Merrill Newman spoke briefly with the Santa Cruz Sentinel Sunday outside his vacation home in coastal Santa Cruz, about 75 miles south of San Francisco. Newman and his wife live about 45 miles north in a Palo Alto retirement home.
He was detained in late October at the end of a 10-day trip to North Korea, a visit that came six decades after he oversaw a group of South Korean wartime guerrillas during the 1950-53 war.
Newman told the newspaper “that’s not my English” when asked about the video North Korean state media released last month showing him reading an awkwardly worded alleged confession apologizing for, among other things, killing North Koreans during the war.

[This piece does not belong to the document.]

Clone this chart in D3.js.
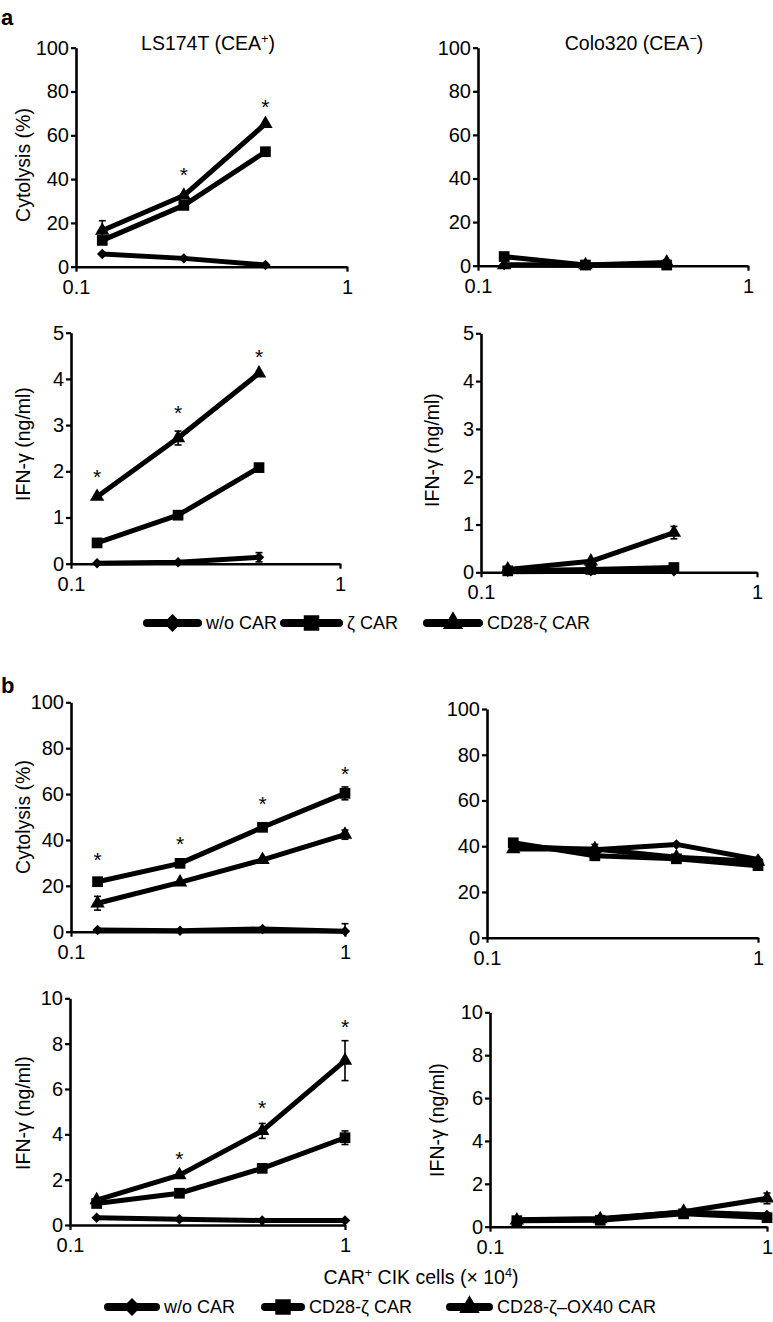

Analysts questioned whether the statement was coerced. Newman hasn’t discussed the circumstances of the alleged apology, but it was riddled with stilted English and grammatical errors, such as “I want not punish me.”
The former South Korean guerrillas who had worked with Newman and fought behind enemy lines during the war disputed some of the details of the statement.
Newman also said Sunday that his wife is now in charge of his passport when asked if he planned any more international travel.
Newman cut short the impromptu interview after a few questions.
The veteran’s family didn’t respond to an email from The Associated Press requesting an interview. His son, Jeff Newman, said the family planned to talk about Newman’s experience in greater detail sometime later after he has recuperated.
Newman arrived at San Francisco International Airport from Beijing shortly before 9 a.m. Saturday and was greeted by his wife, son and friends.
“I’m delighted to be home,” he said. “It’s been a great homecoming. I’m tired, but ready to be with my family.”
He also thanked the Swedish Embassy in Pyongyang, North Korea, and the U.S. Embassy in Beijing for helping secure his release.
North Korea cited Newman’s age and medical condition in allowing him to leave the country.
Rep. Adam Schiff, a California Democrat, said on CNN Sunday morning that North Korea’s reason for detaining Newman may never be completely explained. He said North Korea’s internal politics, the country’s desire for global attention and other wants could have prompted Newman’s detention.
“They often will grab people to gain attention, to get a world leader to come and rescue them from North Korea,” Schiff said. “It may be a shout to the rest of the world that we want you to pay attention to us again and our nuclear program or it may be simply confined to something Mr. Newman said that caused him to be taken off the plane.”